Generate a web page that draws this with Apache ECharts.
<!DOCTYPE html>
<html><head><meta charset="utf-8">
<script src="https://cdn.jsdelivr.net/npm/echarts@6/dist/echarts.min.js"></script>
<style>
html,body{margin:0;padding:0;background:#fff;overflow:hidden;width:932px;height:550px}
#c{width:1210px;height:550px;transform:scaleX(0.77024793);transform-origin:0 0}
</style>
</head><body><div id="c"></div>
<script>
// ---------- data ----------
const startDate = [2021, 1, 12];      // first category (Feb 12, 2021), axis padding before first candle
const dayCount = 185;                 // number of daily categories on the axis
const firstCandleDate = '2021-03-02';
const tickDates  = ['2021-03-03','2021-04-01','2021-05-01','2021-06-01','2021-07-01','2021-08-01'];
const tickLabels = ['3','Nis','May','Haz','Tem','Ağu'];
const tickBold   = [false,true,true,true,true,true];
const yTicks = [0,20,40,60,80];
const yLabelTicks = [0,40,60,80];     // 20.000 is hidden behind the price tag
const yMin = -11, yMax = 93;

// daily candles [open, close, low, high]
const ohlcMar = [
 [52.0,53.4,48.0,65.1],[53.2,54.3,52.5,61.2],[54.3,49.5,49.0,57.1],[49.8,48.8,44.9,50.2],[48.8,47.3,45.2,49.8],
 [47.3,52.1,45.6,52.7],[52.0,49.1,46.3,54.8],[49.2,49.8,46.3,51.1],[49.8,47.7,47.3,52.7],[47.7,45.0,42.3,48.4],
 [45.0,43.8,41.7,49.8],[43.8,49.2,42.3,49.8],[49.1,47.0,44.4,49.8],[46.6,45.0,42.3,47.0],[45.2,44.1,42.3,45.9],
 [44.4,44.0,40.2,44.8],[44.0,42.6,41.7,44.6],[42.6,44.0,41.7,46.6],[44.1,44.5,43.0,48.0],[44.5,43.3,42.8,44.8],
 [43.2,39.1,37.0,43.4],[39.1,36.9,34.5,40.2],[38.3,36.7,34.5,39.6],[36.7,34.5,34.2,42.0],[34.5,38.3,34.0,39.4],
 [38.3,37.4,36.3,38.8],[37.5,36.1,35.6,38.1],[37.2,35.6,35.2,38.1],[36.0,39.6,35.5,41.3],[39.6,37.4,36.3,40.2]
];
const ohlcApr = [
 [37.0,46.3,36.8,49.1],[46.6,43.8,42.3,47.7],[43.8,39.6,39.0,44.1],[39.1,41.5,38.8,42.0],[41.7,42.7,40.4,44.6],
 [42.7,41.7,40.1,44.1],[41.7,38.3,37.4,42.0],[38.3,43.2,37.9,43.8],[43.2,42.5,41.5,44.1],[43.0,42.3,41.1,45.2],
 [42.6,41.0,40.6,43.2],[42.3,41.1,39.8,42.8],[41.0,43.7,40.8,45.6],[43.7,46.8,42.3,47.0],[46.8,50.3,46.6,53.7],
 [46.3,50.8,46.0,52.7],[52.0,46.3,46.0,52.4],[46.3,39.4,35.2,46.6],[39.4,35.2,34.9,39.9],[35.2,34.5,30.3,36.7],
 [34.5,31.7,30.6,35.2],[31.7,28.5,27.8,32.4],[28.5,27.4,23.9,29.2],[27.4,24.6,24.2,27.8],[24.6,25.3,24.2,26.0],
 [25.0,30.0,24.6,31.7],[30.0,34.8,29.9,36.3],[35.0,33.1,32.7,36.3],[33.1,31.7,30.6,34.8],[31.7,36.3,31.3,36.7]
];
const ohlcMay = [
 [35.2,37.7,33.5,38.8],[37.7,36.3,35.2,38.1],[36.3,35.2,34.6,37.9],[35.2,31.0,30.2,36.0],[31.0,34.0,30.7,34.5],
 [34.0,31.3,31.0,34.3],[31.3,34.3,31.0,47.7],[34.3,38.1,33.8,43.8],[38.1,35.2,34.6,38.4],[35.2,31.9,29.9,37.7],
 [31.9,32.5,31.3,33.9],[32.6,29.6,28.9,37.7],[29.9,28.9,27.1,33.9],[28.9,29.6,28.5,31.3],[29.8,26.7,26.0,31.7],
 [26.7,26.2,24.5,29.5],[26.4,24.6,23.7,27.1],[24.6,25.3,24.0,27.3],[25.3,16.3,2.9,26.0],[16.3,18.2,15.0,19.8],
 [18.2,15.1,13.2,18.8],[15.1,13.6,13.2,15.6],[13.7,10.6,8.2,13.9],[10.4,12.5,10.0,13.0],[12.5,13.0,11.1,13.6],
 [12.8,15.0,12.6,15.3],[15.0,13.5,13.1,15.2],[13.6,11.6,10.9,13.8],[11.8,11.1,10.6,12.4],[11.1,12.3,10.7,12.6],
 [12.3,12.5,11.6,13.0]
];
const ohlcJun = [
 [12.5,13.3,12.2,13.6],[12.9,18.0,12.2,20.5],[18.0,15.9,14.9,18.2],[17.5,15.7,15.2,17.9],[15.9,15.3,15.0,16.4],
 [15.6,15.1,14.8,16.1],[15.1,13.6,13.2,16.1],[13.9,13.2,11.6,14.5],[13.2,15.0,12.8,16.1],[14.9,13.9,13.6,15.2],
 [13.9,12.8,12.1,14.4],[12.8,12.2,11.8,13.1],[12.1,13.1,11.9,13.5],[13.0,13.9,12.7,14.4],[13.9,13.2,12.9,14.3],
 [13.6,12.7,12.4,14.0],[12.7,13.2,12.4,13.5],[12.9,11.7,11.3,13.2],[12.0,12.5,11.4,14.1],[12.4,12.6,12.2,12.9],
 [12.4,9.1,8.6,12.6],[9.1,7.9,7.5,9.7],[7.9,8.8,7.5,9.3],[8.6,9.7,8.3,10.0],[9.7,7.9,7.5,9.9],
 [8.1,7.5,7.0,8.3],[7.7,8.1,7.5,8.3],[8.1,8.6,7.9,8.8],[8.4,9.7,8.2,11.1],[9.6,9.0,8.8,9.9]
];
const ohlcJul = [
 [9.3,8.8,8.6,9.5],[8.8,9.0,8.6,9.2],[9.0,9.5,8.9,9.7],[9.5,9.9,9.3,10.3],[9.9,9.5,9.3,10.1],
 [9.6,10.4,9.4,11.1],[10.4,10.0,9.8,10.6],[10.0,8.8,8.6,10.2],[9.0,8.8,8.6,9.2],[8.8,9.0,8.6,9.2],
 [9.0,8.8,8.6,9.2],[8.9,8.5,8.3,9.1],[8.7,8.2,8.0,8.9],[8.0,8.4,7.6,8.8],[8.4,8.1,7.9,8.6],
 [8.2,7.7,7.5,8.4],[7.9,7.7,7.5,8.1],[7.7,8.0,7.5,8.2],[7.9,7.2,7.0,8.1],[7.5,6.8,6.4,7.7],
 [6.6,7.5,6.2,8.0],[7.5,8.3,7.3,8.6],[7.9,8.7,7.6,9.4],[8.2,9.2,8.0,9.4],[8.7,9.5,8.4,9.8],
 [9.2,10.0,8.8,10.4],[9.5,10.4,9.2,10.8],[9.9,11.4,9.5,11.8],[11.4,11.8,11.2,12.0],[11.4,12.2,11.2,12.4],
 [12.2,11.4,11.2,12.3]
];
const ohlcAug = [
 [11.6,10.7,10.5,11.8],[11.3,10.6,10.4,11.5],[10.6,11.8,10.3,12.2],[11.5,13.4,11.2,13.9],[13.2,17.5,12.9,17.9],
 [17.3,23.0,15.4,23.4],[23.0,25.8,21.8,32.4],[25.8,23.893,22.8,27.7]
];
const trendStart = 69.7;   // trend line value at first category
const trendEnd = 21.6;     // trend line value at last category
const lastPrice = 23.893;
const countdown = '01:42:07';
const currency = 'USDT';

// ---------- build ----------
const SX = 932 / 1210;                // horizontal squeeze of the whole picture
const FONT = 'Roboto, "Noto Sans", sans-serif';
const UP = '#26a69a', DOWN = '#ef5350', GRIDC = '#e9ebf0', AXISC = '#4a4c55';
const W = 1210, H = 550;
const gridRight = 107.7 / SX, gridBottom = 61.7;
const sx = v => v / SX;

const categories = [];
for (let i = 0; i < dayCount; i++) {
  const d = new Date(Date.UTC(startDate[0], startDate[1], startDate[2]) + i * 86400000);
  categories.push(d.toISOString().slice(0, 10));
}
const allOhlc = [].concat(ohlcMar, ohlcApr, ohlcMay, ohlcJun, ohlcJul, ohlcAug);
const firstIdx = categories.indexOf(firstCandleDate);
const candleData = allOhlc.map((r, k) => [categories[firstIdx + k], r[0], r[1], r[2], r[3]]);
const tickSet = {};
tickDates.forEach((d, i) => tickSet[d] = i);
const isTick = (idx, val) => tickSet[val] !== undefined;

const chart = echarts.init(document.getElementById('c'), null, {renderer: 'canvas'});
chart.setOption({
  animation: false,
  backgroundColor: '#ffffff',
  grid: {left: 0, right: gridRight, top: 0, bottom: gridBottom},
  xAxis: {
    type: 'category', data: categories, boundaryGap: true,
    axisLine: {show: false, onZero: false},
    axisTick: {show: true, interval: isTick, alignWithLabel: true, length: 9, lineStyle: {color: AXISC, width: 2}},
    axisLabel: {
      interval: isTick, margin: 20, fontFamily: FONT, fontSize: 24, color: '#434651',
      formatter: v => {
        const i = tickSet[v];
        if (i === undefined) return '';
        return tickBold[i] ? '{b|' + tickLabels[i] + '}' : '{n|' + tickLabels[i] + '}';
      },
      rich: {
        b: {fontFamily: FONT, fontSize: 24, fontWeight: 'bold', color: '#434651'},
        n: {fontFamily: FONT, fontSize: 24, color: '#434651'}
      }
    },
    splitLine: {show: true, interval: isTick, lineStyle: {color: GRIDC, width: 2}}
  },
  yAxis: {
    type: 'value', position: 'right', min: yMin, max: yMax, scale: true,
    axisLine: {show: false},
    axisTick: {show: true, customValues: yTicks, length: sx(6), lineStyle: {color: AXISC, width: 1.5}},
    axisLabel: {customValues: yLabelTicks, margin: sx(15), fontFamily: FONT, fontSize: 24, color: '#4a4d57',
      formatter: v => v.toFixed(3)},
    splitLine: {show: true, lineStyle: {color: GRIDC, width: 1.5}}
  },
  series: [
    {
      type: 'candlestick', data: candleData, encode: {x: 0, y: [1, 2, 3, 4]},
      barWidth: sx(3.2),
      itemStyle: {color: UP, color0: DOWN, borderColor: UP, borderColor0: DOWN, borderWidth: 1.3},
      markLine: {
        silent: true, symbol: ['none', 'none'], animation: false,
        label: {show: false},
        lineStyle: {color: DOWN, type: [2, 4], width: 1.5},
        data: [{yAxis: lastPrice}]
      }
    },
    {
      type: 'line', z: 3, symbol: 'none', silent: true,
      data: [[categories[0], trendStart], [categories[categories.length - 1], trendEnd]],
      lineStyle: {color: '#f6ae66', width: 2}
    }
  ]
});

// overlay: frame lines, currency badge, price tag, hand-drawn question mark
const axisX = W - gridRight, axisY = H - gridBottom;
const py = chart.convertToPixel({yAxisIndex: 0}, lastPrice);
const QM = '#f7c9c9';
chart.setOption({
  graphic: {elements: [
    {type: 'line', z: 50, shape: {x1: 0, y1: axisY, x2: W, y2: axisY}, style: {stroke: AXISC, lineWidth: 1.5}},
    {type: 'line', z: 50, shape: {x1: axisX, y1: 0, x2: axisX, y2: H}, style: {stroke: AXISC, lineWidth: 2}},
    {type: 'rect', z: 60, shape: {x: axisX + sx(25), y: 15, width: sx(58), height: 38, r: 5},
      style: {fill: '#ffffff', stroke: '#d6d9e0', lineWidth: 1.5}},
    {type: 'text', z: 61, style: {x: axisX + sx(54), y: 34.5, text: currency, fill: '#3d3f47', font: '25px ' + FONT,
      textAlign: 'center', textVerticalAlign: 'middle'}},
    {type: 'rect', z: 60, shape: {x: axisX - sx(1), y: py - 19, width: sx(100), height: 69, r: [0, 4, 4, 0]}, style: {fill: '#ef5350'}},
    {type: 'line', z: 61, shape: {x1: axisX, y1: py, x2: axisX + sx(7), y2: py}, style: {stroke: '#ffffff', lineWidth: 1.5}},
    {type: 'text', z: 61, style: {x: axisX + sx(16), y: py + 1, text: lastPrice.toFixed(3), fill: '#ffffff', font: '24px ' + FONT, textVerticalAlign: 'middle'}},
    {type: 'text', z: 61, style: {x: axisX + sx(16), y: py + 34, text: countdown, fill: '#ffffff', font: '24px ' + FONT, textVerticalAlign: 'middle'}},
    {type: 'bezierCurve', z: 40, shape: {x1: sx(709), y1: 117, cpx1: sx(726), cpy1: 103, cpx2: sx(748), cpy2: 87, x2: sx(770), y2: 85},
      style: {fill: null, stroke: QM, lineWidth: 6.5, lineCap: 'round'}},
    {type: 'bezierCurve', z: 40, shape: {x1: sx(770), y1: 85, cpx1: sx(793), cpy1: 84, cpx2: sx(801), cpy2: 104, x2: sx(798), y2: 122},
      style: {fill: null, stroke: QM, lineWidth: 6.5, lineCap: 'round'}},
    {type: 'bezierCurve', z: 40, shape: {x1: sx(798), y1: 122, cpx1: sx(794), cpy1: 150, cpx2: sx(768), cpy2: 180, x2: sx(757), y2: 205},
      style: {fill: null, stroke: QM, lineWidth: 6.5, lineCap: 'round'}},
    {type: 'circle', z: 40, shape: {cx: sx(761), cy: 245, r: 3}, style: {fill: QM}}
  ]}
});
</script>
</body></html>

Problem description
Return the lines above precisely as they appear, beginning at the first line and ending at the line with "const yMin = -11, yMax = 93;", and nothing after it.

Output of the task
Generate a web page that draws this with Apache ECharts.
<!DOCTYPE html>
<html><head><meta charset="utf-8">
<script src="https://cdn.jsdelivr.net/npm/echarts@6/dist/echarts.min.js"></script>
<style>
html,body{margin:0;padding:0;background:#fff;overflow:hidden;width:932px;height:550px}
#c{width:1210px;height:550px;transform:scaleX(0.77024793);transform-origin:0 0}
</style>
</head><body><div id="c"></div>
<script>
// ---------- data ----------
const startDate = [2021, 1, 12];      // first category (Feb 12, 2021), axis padding before first candle
const dayCount = 185;                 // number of daily categories on the axis
const firstCandleDate = '2021-03-02';
const tickDates  = ['2021-03-03','2021-04-01','2021-05-01','2021-06-01','2021-07-01','2021-08-01'];
const tickLabels = ['3','Nis','May','Haz','Tem','Ağu'];
const tickBold   = [false,true,true,true,true,true];
const yTicks = [0,20,40,60,80];
const yLabelTicks = [0,40,60,80];     // 20.000 is hidden behind the price tag
const yMin = -11, yMax = 93;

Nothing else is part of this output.